New York Times Twists Leviticus 18 to Support Homosexual Activity
This month, America's newspaper of record — The New York Times — published an article suggesting that Leviticus 18, one of the clearest passages condemning same-sex activity in the Bible, was altered, and that the original version was pro-homosexual.
This was based on no groundbreaking archaeological discovery, no proof. But that's not how the article reads.
"There is good evidence that an earlier version of the laws in Leviticus 18 permitted sex between men," argued Idan Dershowitz, a biblical scholar and junior fellow at the Harvard Society of Fellows. "In addition to having the prohibition against same-sex relations added to it, the earlier text, I believe, was revised in an attempt to obscure any implication that same-sex relations had once been permissible."
In "The Secret History of Leviticus," the New York Times writer presented no evidence, but approached the text with an a priori assumption — that it was "created gradually over a long period and includes the words of more than one writer." On this basis, he deconstructed the text, suggesting an "earlier version" of Leviticus for which there is absolutely no evidence, save in his own imagination.

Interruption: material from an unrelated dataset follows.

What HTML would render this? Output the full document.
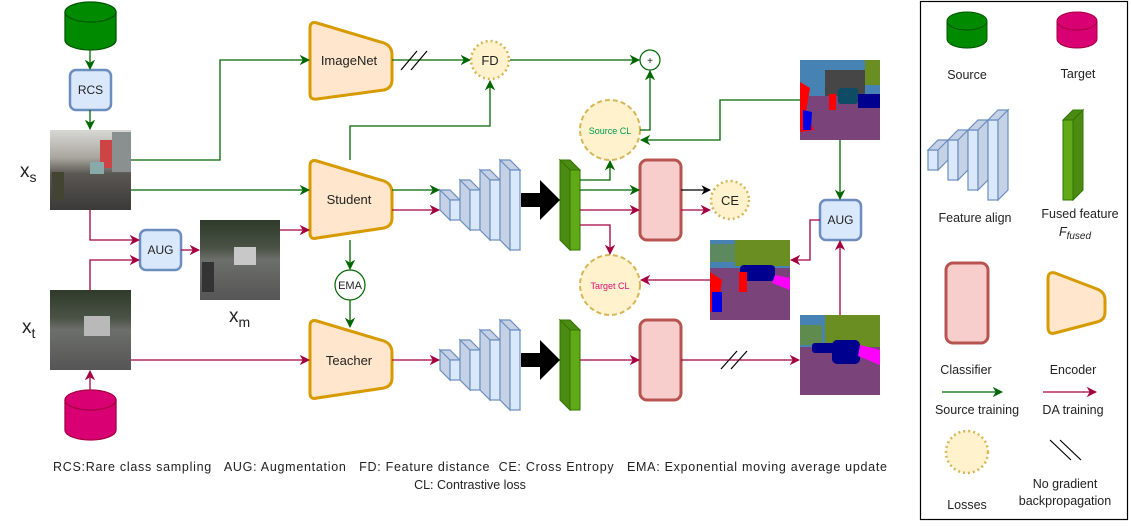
<!DOCTYPE html>
<html><head><meta charset="utf-8"><style>
html,body{margin:0;padding:0;background:#fff;}
svg{display:block;font-family:"Liberation Sans",Arial,sans-serif;}
.pre{white-space:pre;}
</style></head><body>
<svg width="1131" height="526" viewBox="0 0 1131 526" xmlns="http://www.w3.org/2000/svg">
<defs>
<marker id="ag" viewBox="0 0 10 10" refX="9" refY="5" markerWidth="8" markerHeight="8" orient="auto"><path d="M0,0 L10,5 L0,10 L3,5 Z" fill="#006600"/></marker>
<marker id="ar" viewBox="0 0 10 10" refX="9" refY="5" markerWidth="8" markerHeight="8" orient="auto"><path d="M0,0 L10,5 L0,10 L3,5 Z" fill="#a50040"/></marker>
<marker id="ak" viewBox="0 0 10 10" refX="9" refY="5" markerWidth="8" markerHeight="8" orient="auto"><path d="M0,0 L10,5 L0,10 L3,5 Z" fill="#000"/></marker>
<linearGradient id="street" x1="0" y1="0" x2="0" y2="1"><stop offset="0" stop-color="#d8d8d4"/><stop offset="0.35" stop-color="#a8a59e"/><stop offset="0.55" stop-color="#5a5753"/><stop offset="1" stop-color="#3b3a38"/></linearGradient>
<linearGradient id="street2" x1="0" y1="0" x2="0" y2="1"><stop offset="0" stop-color="#2f3a2a"/><stop offset="0.35" stop-color="#4a5245"/><stop offset="0.5" stop-color="#6d6f6c"/><stop offset="1" stop-color="#555"/></linearGradient>
</defs>

<g fill="none" stroke-width="1.3">
<path d="M65,12 L65,40 A25.5,10 0 0 0 116,40 L116,12" fill="#008a00" stroke="#005700"/>
<ellipse cx="90.5" cy="12" rx="25.5" ry="10" fill="#008a00" stroke="#005700"/>
<path d="M65,400 L65,430 A25.5,10 0 0 0 116,430 L116,400" fill="#d80073" stroke="#a50040"/>
<ellipse cx="90.5" cy="400" rx="25.5" ry="10" fill="#d80073" stroke="#a50040"/>
</g>

<rect x="70" y="70" width="41" height="40" rx="6" fill="#dae8fc" stroke="#6c8ebf" stroke-width="2.5"/>
<text x="90.5" y="94" font-size="12" text-anchor="middle" fill="#222">RCS</text>
<rect x="140" y="230" width="41" height="40" rx="6" fill="#dae8fc" stroke="#6c8ebf" stroke-width="2.5"/>
<text x="160.5" y="254" font-size="12" text-anchor="middle" fill="#222">AUG</text>
<rect x="820" y="200" width="41" height="40" rx="6" fill="#dae8fc" stroke="#6c8ebf" stroke-width="2.5"/>
<text x="840.5" y="224" font-size="12" text-anchor="middle" fill="#222">AUG</text>

<g>
<rect x="50" y="130" width="81" height="80" fill="url(#street)"/>
<rect x="100" y="140" width="12" height="28" fill="#c44"/><rect x="112" y="132" width="19" height="40" fill="#8a9090"/>
<rect x="90" y="162" width="14" height="12" fill="#8aa"/>
<rect x="52" y="172" width="12" height="28" fill="#443"/>
<rect x="200" y="220" width="80" height="80" fill="url(#street2)"/>
<rect x="234" y="247" width="22" height="18" fill="#c8c8c8"/>
<rect x="202" y="262" width="12" height="30" fill="#333"/>
<rect x="50" y="290" width="81" height="80" fill="url(#street2)"/>
<rect x="84" y="316" width="26" height="20" fill="#b9b9b9"/>
</g>
<text x="20" y="177" font-size="19" fill="#222">x<tspan font-size="14" dy="5">s</tspan></text>
<text x="22" y="333" font-size="19" fill="#222">x<tspan font-size="14" dy="5">t</tspan></text>
<text x="229" y="322" font-size="19" fill="#222">x<tspan font-size="14" dy="5">m</tspan></text>

<g>
<rect x="800" y="60" width="80" height="80" fill="#7a447a"/>
<rect x="800" y="60" width="80" height="36" fill="#4682b4"/>
<rect x="865" y="60" width="15" height="25" fill="#6b8e23"/>
<rect x="825" y="70" width="40" height="26" fill="#464646"/>
<rect x="838" y="88" width="20" height="16" fill="#0e4c66" rx="3"/>
<rect x="858" y="94" width="22" height="14" fill="#00008e"/>
<path d="M800,82 L810,88 L806,112 L814,130 L800,132 Z" fill="#f00"/>
<path d="M803,110 L812,112 L811,130 L803,130 Z" fill="#0000e6"/>
<rect x="829" y="94" width="7" height="16" fill="#f00"/>

<rect x="710" y="240" width="80" height="80" fill="#7a447a"/>
<rect x="710" y="240" width="80" height="28" fill="#4682b4"/>
<rect x="735" y="240" width="55" height="26" fill="#6b8e23"/>
<rect x="710" y="244" width="25" height="18" fill="#6b8e23" opacity="0.6"/>
<rect x="740" y="265" width="35" height="16" rx="4" fill="#00008e"/>
<path d="M775,275 L790,278 L790,290 L772,283 Z" fill="#f0f"/>
<path d="M710,272 L722,280 L718,310 L710,312 Z" fill="#f00"/>
<rect x="712" y="292" width="10" height="20" fill="#0000e6"/>
<rect x="739" y="272" width="8" height="20" fill="#f00"/>

<rect x="800" y="315" width="80" height="80" fill="#7a447a"/>
<rect x="800" y="315" width="80" height="32" fill="#4682b4"/>
<rect x="825" y="315" width="55" height="32" fill="#6b8e23"/>
<rect x="800" y="325" width="22" height="20" fill="#6b8e23" opacity="0.7"/>
<rect x="832" y="340" width="28" height="24" rx="5" fill="#00008e"/>
<rect x="812" y="343" width="22" height="10" rx="3" fill="#00008e"/>
<path d="M860,345 L880,350 L880,365 L858,356 Z" fill="#f0f"/>
</g>

<g fill="#ffe6cc" stroke="#d79b00" stroke-width="3">
<path d="M310,28 Q310,21 317,23 L384,43 Q392,46 392,55 L392,80 Q392,88 384,90 L317,99 Q310,100 310,94 Z"/>
<path d="M310,166 Q310,159 317,161 L384,181 Q392,184 392,193 L392,218 Q392,226 384,228 L317,238 Q310,240 310,233 Z"/>
<path d="M310,326 Q310,319 317,321 L384,341 Q392,344 392,353 L392,378 Q392,386 384,388 L317,398 Q310,400 310,393 Z"/>
<path d="M1048,279 Q1048,271 1055,273 L1097,289 Q1105,292 1105,300 L1105,312 Q1105,320 1097,322 L1055,333 Q1048,335 1048,327 Z"/>
</g>
<g font-size="13" text-anchor="middle" fill="#222">
<text x="349" y="65">ImageNet</text>
<text x="349" y="204">Student</text>
<text x="349" y="365">Teacher</text>
</g>

<g fill="#f8cecc" stroke="#b85450" stroke-width="3">
<rect x="640" y="160" width="41" height="80" rx="7"/>
<rect x="640" y="320" width="41" height="80" rx="7"/>
<rect x="946" y="263" width="42" height="80" rx="7"/>
</g>

<g stroke="#6c8ebf" stroke-width="1.2">
<g>
<path d="M440,190 L450,200 L450,220 L440,210 Z M440,190 L450,190 L460,200 L450,200 Z" fill="#c5d2e6"/><rect x="450" y="200" width="10" height="20" fill="#dae8fc"/>
<path d="M460,180 L470,190 L470,230 L460,220 Z M460,180 L470,180 L480,190 L470,190 Z" fill="#c5d2e6"/><rect x="470" y="190" width="10" height="40" fill="#dae8fc"/>
<path d="M480,170 L490,180 L490,240 L480,230 Z M480,170 L490,170 L500,180 L490,180 Z" fill="#c5d2e6"/><rect x="490" y="180" width="10" height="60" fill="#dae8fc"/>
<path d="M500,160 L510,170 L510,250 L500,240 Z M500,160 L510,160 L520,170 L510,170 Z" fill="#c5d2e6"/><rect x="510" y="170" width="10" height="80" fill="#dae8fc"/>
</g>
<g transform="translate(0,160)">
<path d="M440,190 L450,200 L450,220 L440,210 Z M440,190 L450,190 L460,200 L450,200 Z" fill="#c5d2e6"/><rect x="450" y="200" width="10" height="20" fill="#dae8fc"/>
<path d="M460,180 L470,190 L470,230 L460,220 Z M460,180 L470,180 L480,190 L470,190 Z" fill="#c5d2e6"/><rect x="470" y="190" width="10" height="40" fill="#dae8fc"/>
<path d="M480,170 L490,180 L490,240 L480,230 Z M480,170 L490,170 L500,180 L490,180 Z" fill="#c5d2e6"/><rect x="490" y="180" width="10" height="60" fill="#dae8fc"/>
<path d="M500,160 L510,170 L510,250 L500,240 Z M500,160 L510,160 L520,170 L510,170 Z" fill="#c5d2e6"/><rect x="510" y="170" width="10" height="80" fill="#dae8fc"/>
</g>
<g>
<rect x="928" y="150" width="10" height="20" fill="#dae8fc"/><path d="M938,150 L948,140 L948,160 L938,170 Z M928,150 L938,140 L948,140 L938,150 Z" fill="#c5d2e6"/>
<rect x="948" y="140" width="10" height="40" fill="#dae8fc"/><path d="M958,140 L968,130 L968,170 L958,180 Z M948,140 L958,130 L968,130 L958,140 Z" fill="#c5d2e6"/>
<rect x="968" y="130" width="10" height="60" fill="#dae8fc"/><path d="M978,130 L988,120 L988,180 L978,190 Z M968,130 L978,120 L988,120 L978,130 Z" fill="#c5d2e6"/>
<rect x="988" y="120" width="10" height="80" fill="#dae8fc"/><path d="M998,120 L1008,110 L1008,190 L998,200 Z M988,120 L998,110 L1008,110 L998,120 Z" fill="#c5d2e6"/>
</g>
</g>

<g stroke="#2d7600" stroke-width="1">
<path d="M560,160 L570,170 L570,250 L560,240 Z M560,160 L570,160 L580,170 L570,170 Z" fill="#4d8a12"/><rect x="570" y="170" width="10" height="80" fill="#60a917"/>
<path d="M560,320 L570,330 L570,410 L560,400 Z M560,320 L570,320 L580,330 L570,330 Z" fill="#4d8a12"/><rect x="570" y="330" width="10" height="80" fill="#60a917"/>
<rect x="1063" y="120" width="10" height="80" fill="#60a917"/><path d="M1073,120 L1083,110 L1083,190 L1073,200 Z M1063,120 L1073,110 L1083,110 L1073,120 Z" fill="#4d8a12"/>
</g>

<path d="M521,193 L540,193 L540,180 L560,200 L540,220 L540,207 L521,207 Z" fill="#000"/>
<path d="M521,353 L540,353 L540,340 L560,360 L540,380 L540,367 L521,367 Z" fill="#000"/>

<g fill="#fff2cc" stroke="#d6b656" stroke-width="2.5">
<circle cx="490" cy="60" r="19" stroke-dasharray="2 3"/>
<circle cx="730" cy="200" r="19" stroke-dasharray="2 3"/>
<circle cx="967" cy="452" r="21" stroke-dasharray="2 3"/>
<circle cx="610" cy="130" r="30" stroke-width="2" stroke-dasharray="5 3"/>
<circle cx="610" cy="285" r="30" stroke-width="2" stroke-dasharray="5 3"/>
</g>
<text x="490" y="65" font-size="13" text-anchor="middle" fill="#222">FD</text>
<text x="730" y="205" font-size="13" text-anchor="middle" fill="#222">CE</text>
<text x="610" y="134" font-size="9" text-anchor="middle" fill="#00994d">Source CL</text>
<text x="610" y="289" font-size="9" text-anchor="middle" fill="#e0107a">Target CL</text>
<circle cx="650" cy="60" r="10" fill="#fff" stroke="#006600" stroke-width="1.2"/>
<text x="650" y="64" font-size="10" text-anchor="middle" fill="#222">+</text>
<circle cx="350" cy="285" r="15" fill="#fff" stroke="#006600" stroke-width="1.2"/>
<text x="350" y="289" font-size="11" text-anchor="middle" fill="#222">EMA</text>

<g fill="none" stroke="#006600" stroke-width="1.3" marker-end="url(#ag)">
<path d="M90,50 L90,69"/>
<path d="M90,110 L90,129"/>
<path d="M131,160 L220,160 L220,60 L309,60"/>
<path d="M131,190 L309,190"/>
<path d="M350,160 L350,126 L490,126 L490,81"/>
<path d="M392,60 L470,60"/>
<path d="M510,60 L639,60"/>
<path d="M640,130 L650,130 L650,71"/>
<path d="M392,190 L439,190"/>
<path d="M580,180 L610,180 L610,161"/>
<path d="M580,190 L639,190"/>
<path d="M800,100 L720,100 L720,140 L641,140"/>
<path d="M840,140 L840,199"/>
<path d="M350,240 L350,269"/>
<path d="M350,300 L350,327"/>
<path d="M942,392 L1002,392"/>
</g>
<g fill="none" stroke="#a50040" stroke-width="1.3" marker-end="url(#ar)">
<path d="M90,210 L90,240 L139,240"/>
<path d="M90,290 L90,260 L139,260"/>
<path d="M181,250 L199,250"/>
<path d="M280,230 L309,230"/>
<path d="M90,390 L90,371"/>
<path d="M131,360 L309,360"/>
<path d="M392,210 L439,210"/>
<path d="M392,360 L439,360"/>
<path d="M580,210 L639,210"/>
<path d="M580,225 L610,225 L610,254"/>
<path d="M681,210 L710,210"/>
<path d="M580,360 L639,360"/>
<path d="M681,360 L799,360"/>
<path d="M820,220 L810,220 L810,260 L791,260"/>
<path d="M710,280 L641,280"/>
<path d="M840,315 L840,241"/>
<path d="M1043,392 L1096,392"/>
</g>
<path d="M681,190 L710,190" stroke="#000" stroke-width="1.2" fill="none" marker-end="url(#ak)"/>

<g stroke="#000" stroke-width="1.2">
<line x1="401" y1="70" x2="417" y2="51"/><line x1="411" y1="70" x2="427" y2="51"/>
<line x1="721" y1="369" x2="737" y2="351"/><line x1="731" y1="369" x2="747" y2="351"/>
<line x1="1050" y1="440" x2="1071" y2="460"/><line x1="1060" y1="440" x2="1081" y2="460"/>
</g>

<text class="pre" x="53" y="471" font-size="12.5" fill="#222" textLength="834" lengthAdjust="spacing" xml:space="preserve">RCS:Rare class sampling   AUG: Augmentation   FD: Feature distance  CE: Cross Entropy   EMA: Exponential moving average update</text>
<text x="470" y="489" font-size="12.5" text-anchor="middle" fill="#222">CL: Contrastive loss</text>

<rect x="920.5" y="1.5" width="207" height="518" fill="none" stroke="#000" stroke-width="1.2"/>
<g>
<path d="M947,21 L947,39 A20,9 0 0 0 987,39 L987,21" fill="#008a00" stroke="#005700"/>
<ellipse cx="967" cy="21" rx="20" ry="9" fill="#008a00" stroke="#005700"/>
<path d="M1057,21 L1057,39 A20,9 0 0 0 1097,39 L1097,21" fill="#d80073" stroke="#a50040"/>
<ellipse cx="1077" cy="21" rx="20" ry="9" fill="#d80073" stroke="#a50040"/>
</g>
<g font-size="12.5" text-anchor="middle" fill="#222">
<text x="967" y="79">Source</text>
<text x="1078" y="78">Target</text>
<text x="975" y="222">Feature align</text>
<text x="1080" y="218">Fused feature</text>
<text x="1075" y="236" font-style="italic">F<tspan font-size="10" dy="3">fused</tspan></text>
<text x="966" y="374">Classifier</text>
<text x="1073" y="374">Encoder</text>
<text x="977" y="414">Source training</text>
<text x="1073" y="414">DA training</text>
<text x="967" y="509">Losses</text>
<text x="1065" y="488">No gradient</text>
<text x="1065" y="505">backpropagation</text>
</g>
</svg>
</body></html>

Dr. C. John "Jack" Collins, the Old Testament chair for the English Standard Version of the Bible, told PJ Media the New York Times article "sounds like a conclusion in search of an argument."
David Bennett, a fellow at the Oxford Centre of Christian Apologetics and author of the forthcoming book "A War of Loves: The Unexpected Story of a Gay Activist Discovering Jesus," explained that Dershowitz "assumes a textual history for which he has no actual evidence at all. It is at best conjecture, worst an eisegetical twisting of the text." (Eisegesis, as opposed to exegesis, is a process of interpreting a text like the Bible in such a way that your own presuppositions, agendas, or biases are read into the text.)
"There is an assumption in the article that same-sex activity was condoned before in Israel with no actual evidence of that being the case (archaeologically or otherwise)," Bennett noted. "This is an argument largely from silence — one has to construct a textual story that simply isn't able to be substantiated."
So what does Leviticus 18 say? The passage outlaws a whole host of sexual practices, listing various forms of incest, adultery, sacrificing children to Molech, and bestiality. Verse 22 states, "You shall not lie with a male as with a woman; it is an abomination."
Dershowitz argued, however, that the "original" Leviticus 18 did allow for same-sex activity, and "can be uncovered with a little detective work." He argued that the "core" of the passage is the incest laws (verses 6-18), and that the phrase "uncover nakedness" just means a euphemism for intercourse.